Representatives of the local travel industry are worried, however, about a change in the country’s risk profile among Europeans–a key target market–because of the arrival of Indian workers. Others were concerned about foreigners taking up vital hospital beds. With capacity running out, the Government is turning still more hotels (such as Cinnamon Red in Colombo) into intermediate treatment centres in collaboration with private sector hospitals.

“Under the travel bubble between India and Sri Lanka, passage was only to be provided to passengers destined for Sri Lanka and returning to the source of origin, which is India,” said Ajeet de Soyza, Chief Marketing Officer of Lanka Travel Mart. “An Indian coming to Sri Lanka cannot technically go to another country.”

But Indians looked for opportunities to use Sri Lanka as a transit point and “some parties here took matters into their own hands and now there is an issue because of the risk”. Moreover, when the travel bubble was finalised, the pandemic situation in India was not so dire.

“This situation (with workers) has caused a high alert with other international travellers,” Mr de Soyza said. “We didn’t even know until the packages started being advertised.” The travel bubble was created purely to attract Indian tourists of a certain calibre who would spend money in Sri Lanka. The return on investment of pushing Sri Lanka as a quarantine hub–given the added peril–was likely to be low.

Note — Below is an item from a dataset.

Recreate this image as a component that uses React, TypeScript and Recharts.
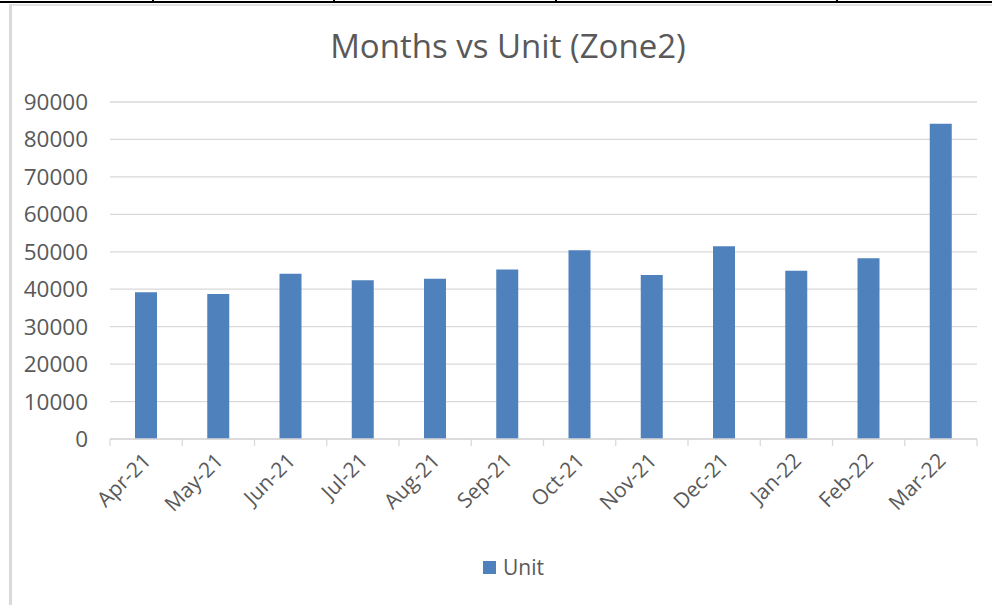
import React from 'react';
import { BarChart, Bar, XAxis, YAxis, CartesianGrid, Legend } from 'recharts';

const months = ['Apr-21', 'May-21', 'Jun-21', 'Jul-21', 'Aug-21', 'Sep-21', 'Oct-21', 'Nov-21', 'Dec-21', 'Jan-22', 'Feb-22', 'Mar-22'];
const units = [39200, 38700, 44100, 42400, 42800, 45300, 50400, 43800, 51500, 44900, 48300, 84200];
const yTicks = [0, 10000, 20000, 30000, 40000, 50000, 60000, 70000, 80000, 90000];

const data = months.map((m, i) => ({ month: m, Unit: units[i] }));

const W = 992;
const H = 605;
const M = { top: 102, right: 15, bottom: 25, left: 0 };
const Y_W = 110;
const PLOT_W = W - M.right - M.left - Y_W;
const FONT = '"Open Sans", sans-serif';
const GREY = '#595959';
const BLUE = '#4f81bd';

const MonthTick = (props: any) => {
  const { x, y, payload, index } = props;
  const band = PLOT_W / months.length;
  return (
    <g>
      <line x1={x - band / 2} y1={y} x2={x - band / 2} y2={y + 7} stroke="#d9d9d9" strokeWidth={1.3} />
      {index === months.length - 1 && (
        <line x1={x + band / 2} y1={y} x2={x + band / 2} y2={y + 7} stroke="#d9d9d9" strokeWidth={1.3} />
      )}
      <text
        x={x + 6}
        y={y + 23}
        textAnchor="end"
        fill={GREY}
        fontSize={21}
        fontFamily={FONT}
        transform={`rotate(-45, ${x + 6}, ${y + 23})`}
      >
        {payload.value}
      </text>
    </g>
  );
};

const UnitLegend = () => (
  <div style={{ height: 26, display: 'flex', alignItems: 'center', justifyContent: 'center', paddingLeft: 50 }}>
    <span style={{ width: 13, height: 13, background: BLUE, display: 'inline-block', marginRight: 7 }} />
    <span style={{ fontFamily: FONT, fontSize: 21, color: GREY }}>Unit</span>
  </div>
);

export default function App() {
  return (
    <div style={{ position: 'absolute', left: 0, top: 0, width: W, height: H, background: '#fff', overflow: 'hidden' }}>
      {/* bits of the sheet above the chart */}
      <div style={{ position: 'absolute', left: 0, top: 1, width: W, height: 2, background: '#000' }} />
      {[152, 333, 555, 836].map((x) => (
        <div key={x} style={{ position: 'absolute', left: x, top: 0, width: 2, height: 3, background: '#000' }} />
      ))}
      <div style={{ position: 'absolute', left: 9, top: 4, width: W, height: 2, background: '#e3e3e3' }} />
      <div style={{ position: 'absolute', left: 9, top: 4, width: 3, height: H, background: '#d9d9d9' }} />

      <div
        style={{
          position: 'absolute',
          left: 0,
          top: 23,
          width: W,
          paddingLeft: 24,
          boxSizing: 'border-box',
          textAlign: 'center',
          fontFamily: FONT,
          fontSize: 33,
          color: GREY,
        }}
      >
        Months vs Unit (Zone2)
      </div>

      <BarChart width={W} height={H} data={data} margin={M} style={{ position: 'absolute', left: 0, top: 0 }}>
        <CartesianGrid vertical={false} stroke="#d9d9d9" strokeWidth={1.3} />
        <XAxis
          dataKey="month"
          interval={0}
          height={115}
          tickLine={false}
          tickSize={0}
          tickMargin={0}
          axisLine={{ stroke: '#d9d9d9', strokeWidth: 1.3 }}
          tick={<MonthTick />}
        />
        <YAxis
          width={Y_W}
          domain={[0, 90000]}
          ticks={yTicks}
          interval={0}
          axisLine={false}
          tickLine={false}
          tickSize={0}
          tickMargin={22}
          tick={{ fill: GREY, fontSize: 22.5, fontFamily: FONT }}
        />
        <Legend verticalAlign="bottom" align="center" content={<UnitLegend />} />
        <Bar dataKey="Unit" fill={BLUE} barSize={22} isAnimationActive={false} />
      </BarChart>
    </div>
  );
}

Mr de Soyza has been in the travel industry for 29 years but was reduced to “nothing” last year, because of the pandemic. “I sat on the roadside and sold rice packets for a profit of Rs 20-30,” he said. But when tourism was re-launched, he worked hard to recover while also helping others. He does not want the sector falling again and is worried about the larger impact of Europeans abandoning Sri Lanka.

“There are two factors here,” he pointed out. “One is the local situation. Second is, when you have a local situation, and your neighbouring country is much more ravaged than yours, why are you bringing in people when you can’t solve your own problem?”

Tourism officials said they were not promoting nor discouraging Indians but that Sri Lanka is “technically not close down for any country”. “We have to accept anybody applying for a tourist visa,” one official said, while accepting there was “definitely” a risk associated with India at present.